Ainda assim, apesar de ser menos aliciante do ponto de vista económico, há médicos que optam por esta unidade, ainda que tenham tido desafios para outras.
Foi o caso de João Capelinha, médico recém-especializado em Medicina Geral e Familiar, que, apesar de ter tido um convite para outra unidade, optou por ficar na Via Verde Seixal porque se identificou de imediato com o projeto.
“O projeto aqui foi muito aliciante”, explicou, adiantando que o facto de receber pessoas que até então não tinham acompanhamento médico adequado torna a sua função mais estimulante.
Admite que em termos remuneratórios os projetos das Unidades de Saúde Familiar são mais aliciantes, mas ainda assim a escolha recaiu nesta unidade.
“Sinto que estou a fazer algo mesmo importante”, disse.
Já para João Batalheiro, médico especialista de Medicina Geral e Familiar e recentemente reformado, o projeto foi ao encontro do que queria fazer após a aposentação: cuidar dos doentes sem médico.

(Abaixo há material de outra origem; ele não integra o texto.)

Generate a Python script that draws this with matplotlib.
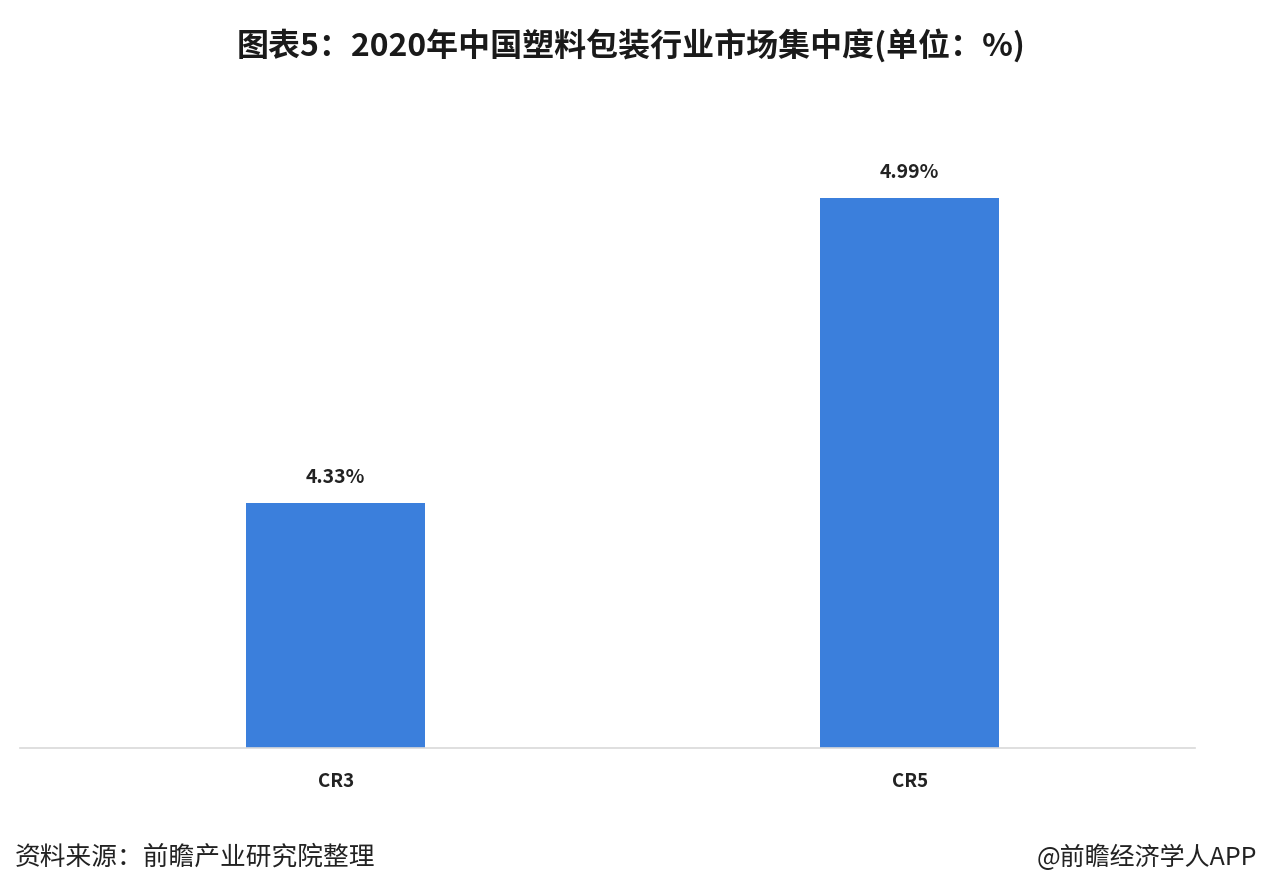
import matplotlib
matplotlib.use("Agg")
import matplotlib.pyplot as plt

plt.rcParams['font.family'] = ['Noto Sans CJK SC', 'DejaVu Sans']

categories = ["CR3", "CR5"]
values = [4.33, 4.99]
value_labels = ["4.33%", "4.99%"]
title = "图表5：2020年中国塑料包装行业市场集中度(单位：%)"
source = "资料来源：前瞻产业研究院整理"
credit = "@前瞻经济学人APP"

fig = plt.figure(figsize=(12.62, 8.96), dpi=100)
fig.patch.set_facecolor("white")
ax = fig.add_axes([0.0158, 0.1652, 0.9312, 0.67])

x = list(range(len(categories)))
bars = ax.bar(x, values, width=0.312, color="#3b7fdc", bottom=0)
ax.set_ylim(3.8, 5.1)
ax.set_xlim(-0.55, 1.497)

for xi, v, lab in zip(x, values, value_labels):
    ax.annotate(lab, (xi, v), xytext=(0, 12), textcoords="offset points",
                ha="center", va="bottom", fontsize=14, fontweight="bold", color="#222222")

ax.set_xticks(x)
ax.set_xticklabels(categories, fontsize=13.5, fontweight="bold", color="#222222")
ax.tick_params(axis="x", length=0, pad=17)
ax.set_yticks([])
for s in ["top", "right", "left"]:
    ax.spines[s].set_visible(False)
ax.spines["bottom"].set_color("#d9d9d9")
ax.spines["bottom"].set_linewidth(1.2)

fig.text(0.5, 0.949, title, ha="center", va="center", fontsize=23, fontweight="bold", color="#1a1a1a")
fig.text(0.012, 0.043, source, ha="left", va="center", fontsize=18.5, color="#222222")
fig.text(0.996, 0.043, credit, ha="right", va="center", fontsize=18, color="#222222")

fig.savefig("out.png", dpi=100)
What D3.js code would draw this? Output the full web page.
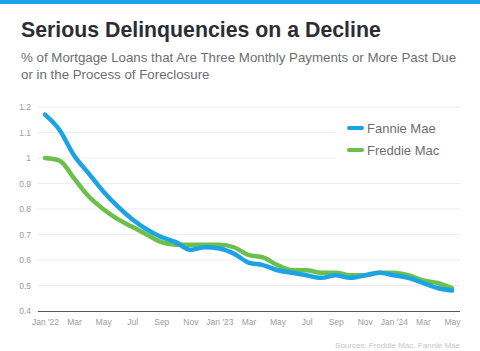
<!DOCTYPE html>
<html><head><meta charset="utf-8">
<script src="https://cdn.jsdelivr.net/npm/d3@7"></script>
<style>body{margin:0;background:#fff;font-family:Arial,"Liberation Sans",sans-serif}</style>
</head><body>
<svg id="c" width="480" height="351"></svg>
<script>
const months = ["Jan '22","Feb","Mar","Apr","May","Jun","Jul","Aug","Sep","Oct","Nov","Dec",
"Jan '23","Feb","Mar","Apr","May","Jun","Jul","Aug","Sep","Oct","Nov","Dec",
"Jan '24","Feb","Mar","Apr","May"];
const fannieMae = [1.17,1.11,1.01,0.94,0.87,0.81,0.76,0.72,0.69,0.67,0.64,0.65,0.645,0.625,0.59,0.58,0.56,0.55,0.54,0.53,0.54,0.53,0.54,0.55,0.54,0.53,0.51,0.49,0.48];
const freddieMac = [1.00,0.99,0.92,0.85,0.80,0.76,0.73,0.70,0.67,0.66,0.66,0.66,0.66,0.65,0.62,0.61,0.58,0.56,0.56,0.55,0.55,0.54,0.54,0.55,0.55,0.54,0.52,0.51,0.49];
const yTicks = [0.4,0.5,0.6,0.7,0.8,0.9,1,1.1,1.2];
const seriesNames = ["Fannie Mae","Freddie Mac"];
const colors = ["#1ba3e3","#6dbf4b"];

const svg = d3.select("#c");
svg.append("rect").attr("x",0).attr("y",0).attr("width",480).attr("height",4).attr("fill","#1aa3e8");

svg.append("text").attr("x",21).attr("y",37).attr("font-size",21.3).attr("font-weight","bold")
  .attr("fill","#2b2d33").text("Serious Delinquencies on a Decline");
svg.append("text").attr("x",21).attr("y",62).attr("font-size",13.3).attr("fill","#6b6e72")
  .text("% of Mortgage Loans that Are Three Monthly Payments or More Past Due");
svg.append("text").attr("x",21).attr("y",79).attr("font-size",13.3).attr("fill","#6b6e72")
  .text("or in the Process of Foreclosure");

const x = d3.scalePoint().domain(d3.range(months.length)).range([45,452]);
const y = d3.scaleLinear().domain([0.4,1.2]).range([311,107]);

svg.append("g").selectAll("line").data(yTicks.slice(1)).join("line")
  .attr("x1",38).attr("x2",460).attr("y1",d=>y(d)).attr("y2",d=>y(d))
  .attr("stroke","#ececec").attr("stroke-width",1);

const yAxis = d3.axisLeft(y).tickValues(yTicks).tickSize(0).tickPadding(0)
  .tickFormat(d=>d3.format("")(+d.toFixed(1)));
const gy = svg.append("g").attr("transform","translate(31,0)").call(yAxis);
gy.select(".domain").remove();
gy.selectAll("text").attr("font-size",8.5).attr("fill","#9a9ca0").attr("font-family","Arial,'Liberation Sans',sans-serif");

const labelIdx = d3.range(0,months.length,2);
const xAxis = d3.axisBottom(x).tickValues(labelIdx).tickSize(0).tickPadding(8)
  .tickFormat(i=>months[i]);
const gx = svg.append("g").attr("transform","translate(0,311)").call(xAxis);
gx.select(".domain").remove();
gx.selectAll("text").attr("font-size",8.5).attr("fill","#9a9ca0").attr("font-family","Arial,'Liberation Sans',sans-serif");
svg.append("line").attr("x1",38).attr("x2",460).attr("y1",311.5).attr("y2",311.5)
  .attr("stroke","#55585c").attr("stroke-width",1.2);

const line = d3.line().x((d,i)=>x(i)).y(d=>y(d)).curve(d3.curveMonotoneX);
[[freddieMac,1],[fannieMae,0]].forEach(([s,ci])=>{
  svg.append("path").attr("d",line(s)).attr("fill","none").attr("stroke",colors[ci])
    .attr("stroke-width",4.5).attr("stroke-linejoin","round").attr("stroke-linecap","round");
});

svg.append("rect").attr("x",336).attr("y",110).attr("width",126).attr("height",50).attr("fill","#fff");
seriesNames.forEach((n,i)=>{
  const ly = 128 + i*22;
  svg.append("line").attr("x1",349).attr("x2",362).attr("y1",ly).attr("y2",ly)
    .attr("stroke",colors[i]).attr("stroke-width",4).attr("stroke-linecap","round");
  svg.append("text").attr("x",367).attr("y",ly+4.5).attr("font-size",13).attr("fill","#6b6e72").text(n);
});

svg.append("text").attr("x",460).attr("y",348).attr("text-anchor","end").attr("font-size",8)
  .attr("fill","#c4c6c9").text("Sources: Freddie Mac, Fannie Mae");
</script>
</body></html>
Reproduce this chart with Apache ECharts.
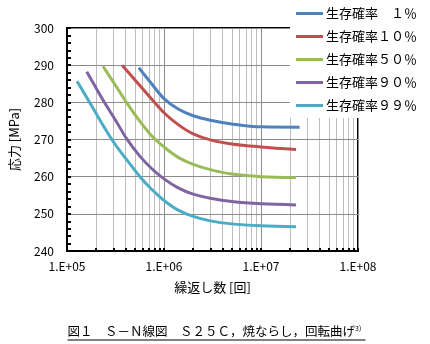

Um dia recebeu um telefonema de Alexandra Fernandes a perguntar se queria entrar num projeto que pretendia dar alguma dignidade às pessoas e evitar que fizessem filas às quatro da manhã para ter consultas.
“Alinhei. Ficou combinado assim. Este projeto é uma resposta à falha governamental”, disse, adiantando que agora num formato diferente se libertou das burocracias e faz o que realmente gosta: “Cuidar dos doentes”.